_Information shown_.
****************************************

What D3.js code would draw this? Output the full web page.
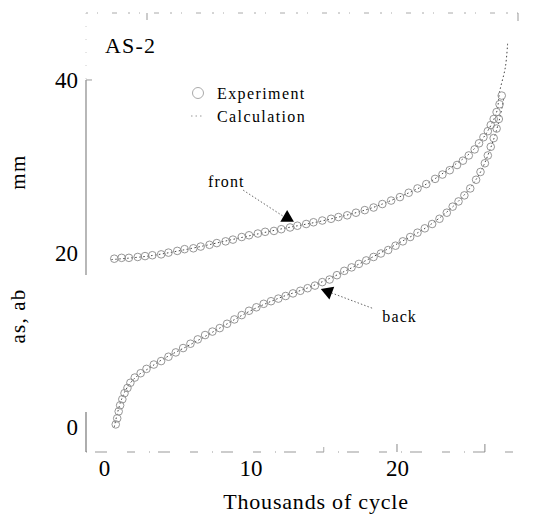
<!DOCTYPE html>
<html><head><meta charset="utf-8">
<script src="https://cdn.jsdelivr.net/npm/d3@7"></script>
<style>
html,body{margin:0;padding:0;background:#fff;}
svg text{font-family:"Liberation Serif","Times New Roman",serif;fill:#000;}
</style></head>
<body><svg id="c" width="539" height="518"></svg>
<script>
// ---- data (thousands of cycles, mm) ----
const frontExpX = [0.7,1.2,1.7,2.3,2.8,3.3,3.9,4.4,5.0,5.5,6.1,6.6,7.2,7.7,8.3,8.8,9.4,9.9,10.5,11.0,11.6,12.1,12.7,13.2,13.8,14.3,14.9,15.5,16.0,16.6,17.2,17.8,18.4,19.0,19.6,20.2,20.8,21.4,22.0,22.6,23.1,23.6,24.1,24.5,24.9,25.3,25.6,25.9,26.2,26.4,26.6,26.8,27.0,27.15];
const frontExpY = [19.4,19.5,19.5,19.6,19.7,19.8,19.9,20.1,20.3,20.5,20.6,20.8,21.0,21.2,21.4,21.6,21.9,22.1,22.3,22.5,22.6,22.8,23.0,23.2,23.4,23.6,23.8,24.0,24.2,24.4,24.7,25.0,25.3,25.7,26.1,26.5,27.0,27.5,28.0,28.6,29.1,29.6,30.2,30.7,31.3,32.0,32.7,33.4,34.1,34.8,35.5,36.3,37.2,38.2];
const backExpX = [0.8,0.9,1.0,1.1,1.25,1.4,1.6,1.8,2.1,2.5,2.9,3.4,3.9,4.4,4.9,5.4,5.9,6.4,6.9,7.4,7.9,8.4,8.9,9.4,9.9,10.4,10.9,11.4,11.9,12.4,12.9,13.4,13.9,14.4,14.9,15.4,15.9,16.4,16.9,17.4,17.9,18.4,18.9,19.4,19.9,20.4,20.9,21.4,21.9,22.4,22.9,23.4,23.8,24.2,24.6,25.0,25.4,25.7,26.0,26.2,26.4,26.6,26.8,26.95];
const backExpY = [0.3,1.0,1.8,2.5,3.2,3.9,4.5,5.1,5.7,6.2,6.7,7.2,7.6,8.1,8.6,9.1,9.6,10.1,10.6,11.0,11.4,11.9,12.4,12.9,13.4,13.8,14.2,14.5,14.8,15.1,15.4,15.7,16.0,16.3,16.7,17.0,17.5,18.0,18.4,18.8,19.2,19.6,20.0,20.4,20.9,21.4,21.9,22.4,22.9,23.4,24.0,24.7,25.4,26.0,26.7,27.5,28.5,29.4,30.4,31.3,32.3,33.3,34.4,35.5];
const frontCalcX = [0.5,3,6,9,12,15,18,20,22,24,25,26,26.8,27.0,27.4,27.55];
const frontCalcY = [19.3,19.7,20.6,21.7,22.8,23.8,25.1,26.4,28.0,30.3,31.6,33.6,36.3,38.6,41.5,44.2];
const backCalcX = [0.7,0.9,1.2,1.6,2.2,3,4,6,8,10,12,14,16,18,20,22,24,25.5,26.4,27.0,27.3];
const backCalcY = [0,1.5,3.2,4.6,5.8,6.7,7.8,9.6,11.5,13.4,14.9,16.1,17.6,19.3,21.1,23.0,25.7,28.8,32.2,35.5,38.0];
const xTicks = [0,10,20];
const yTicks = [0,20,40];
const legendLabels = ["Experiment","Calculation"];
// annotations: [label, textX, textY, lineX0, lineY0, tipX, tipY]
const annFront = ["front", 7.1, 27.7, 9.5, 27.3, 12.5, 24.0];
const annBack  = ["back", 19.0, 12.1, 18.3, 13.7, 15.3, 15.6];

const svg = d3.select("#c");
const x = d3.scaleLinear().domain([-1.23, 28.26]).range([86, 518]);
const y = d3.scaleLinear().domain([-2.88, 47.72]).range([452, 13]);

// frame (faded scan look)
svg.append("line").attr("x1",86).attr("x2",518).attr("y1",13).attr("y2",13)
  .attr("stroke","#aaa").attr("stroke-width",1).attr("stroke-dasharray","2,9,1,14,5,11");
svg.append("line").attr("x1",86).attr("x2",518).attr("y1",452).attr("y2",452)
  .attr("stroke","#999").attr("stroke-width",1).attr("stroke-dasharray","1,8,12,20,8,14");
svg.append("line").attr("x1",86).attr("x2",86).attr("y1",80).attr("y2",275)
  .attr("stroke","#888").attr("stroke-width",1.2);
svg.append("line").attr("x1",86).attr("x2",86).attr("y1",412).attr("y2",452)
  .attr("stroke","#777").attr("stroke-width",1.2);
svg.append("line").attr("x1",86).attr("x2",86).attr("y1",13).attr("y2",80)
  .attr("stroke","#ccc").attr("stroke-width",1).attr("stroke-dasharray","1,12");
// small ticks
[20,26].forEach(v=>svg.append("line").attr("x1",x(v)).attr("x2",x(v)).attr("y1",452).attr("y2",444).attr("stroke","#888"));
[15].forEach(v=>svg.append("line").attr("x1",x(v)).attr("x2",x(v)).attr("y1",452).attr("y2",447).attr("stroke","#aaa"));
svg.append("line").attr("x1",86).attr("x2",92).attr("y1",y(40)).attr("y2",y(40)).attr("stroke","#999");
svg.append("line").attr("x1",147).attr("x2",147).attr("y1",13).attr("y2",20).attr("stroke","#999");
svg.append("line").attr("x1",518).attr("x2",518).attr("y1",13).attr("y2",21).attr("stroke","#999");

// axes labels
const gx = svg.append("g").attr("transform","translate(0,452)")
  .call(d3.axisBottom(x).tickValues(xTicks).tickSize(0).tickPadding(8).tickFormat(d3.format("d")));
gx.select(".domain").remove();
gx.selectAll("text").style("font-family","Liberation Serif").style("font-size","23px").attr("fill","#000");
const gy = svg.append("g").attr("transform","translate(86,0)")
  .call(d3.axisLeft(y).tickValues(yTicks).tickSize(0).tickPadding(8).tickFormat(d3.format("d")));
gy.select(".domain").remove();
gy.selectAll("text").style("font-family","Liberation Serif").style("font-size","23px").attr("fill","#000");

// titles
svg.append("text").attr("x",316).attr("y",509).attr("text-anchor","middle")
  .style("font-size","22px").style("letter-spacing","0.8px").text("Thousands of cycle");
svg.append("text").attr("transform","translate(25,316) rotate(-90)").attr("text-anchor","middle")
  .style("font-size","21px").style("letter-spacing","1.2px").text("as,  ab");
svg.append("text").attr("transform","translate(25,172) rotate(-90)").attr("text-anchor","middle")
  .style("font-size","21px").style("letter-spacing","1.5px").text("mm");
svg.append("text").attr("x",105).attr("y",53)
  .style("font-size","22px").style("letter-spacing","1.2px").text("AS-2");

// calculation curves
const lineX = d3.line().x(d=>x(d[0])).y(d=>y(d[1])).curve(d3.curveCatmullRom);
[[frontCalcX,frontCalcY],[backCalcX,backCalcY]].forEach(([xs,ys])=>{
  svg.append("path").datum(xs.map((v,i)=>[v,ys[i]])).attr("d",lineX)
    .attr("fill","none").attr("stroke","#444").attr("stroke-width",1).attr("stroke-dasharray","1.5,2.5");
});

// experiment circles
[[frontExpX,frontExpY],[backExpX,backExpY]].forEach(([xs,ys])=>{
  svg.append("g").selectAll("circle").data(xs.map((v,i)=>[v,ys[i]])).join("circle")
    .attr("cx",d=>x(d[0])).attr("cy",d=>y(d[1])).attr("r",3.8)
    .attr("fill","none").attr("stroke","#8a8a8a").attr("stroke-width",0.9);
});

// legend
svg.append("circle").attr("cx",198).attr("cy",93).attr("r",5.5).attr("fill","none").attr("stroke","#aaa").attr("stroke-width",1);
svg.append("line").attr("x1",191).attr("x2",203).attr("y1",116).attr("y2",116)
  .attr("stroke","#999").attr("stroke-width",1).attr("stroke-dasharray","1.5,3");
legendLabels.forEach((t,i)=>svg.append("text").attr("x",217).attr("y",99+i*23)
  .style("font-size","16px").style("letter-spacing","1.4px").text(t));

// annotations
[annFront, annBack].forEach(a=>{
  svg.append("text").attr("x",x(a[1])).attr("y",y(a[2])).style("font-size","16px").style("letter-spacing","1.1px").text(a[0]);
  svg.append("line").attr("x1",x(a[3])).attr("y1",y(a[4])).attr("x2",x(a[5])).attr("y2",y(a[6]))
    .attr("stroke","#666").attr("stroke-width",1).attr("stroke-dasharray","1.5,2");
});
svg.append("path").attr("d",d3.symbol(d3.symbolTriangle,80)())
  .attr("transform",`translate(${x(annFront[5])},${y(annFront[6])-1})`).attr("fill","#000");
const ang = Math.atan2(y(annBack[6])-y(annBack[4]), x(annBack[5])-x(annBack[3]))*180/Math.PI + 90;
svg.append("path").attr("d",d3.symbol(d3.symbolTriangle,80)())
  .attr("transform",`translate(${x(annBack[5])},${y(annBack[6])}) rotate(${ang})`).attr("fill","#000");
</script></body></html>
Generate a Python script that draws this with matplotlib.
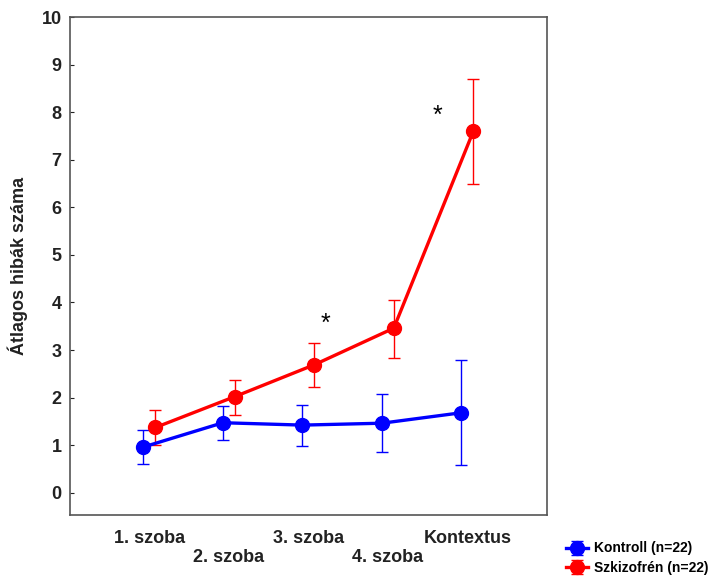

****************************************

Lines that include the word "script" are to be extracted from the data above.

<script src="https://cdn.jsdelivr.net/npm/d3@7"></script>
<script>
</script></body></html>
Generate a Python script that draws this with matplotlib.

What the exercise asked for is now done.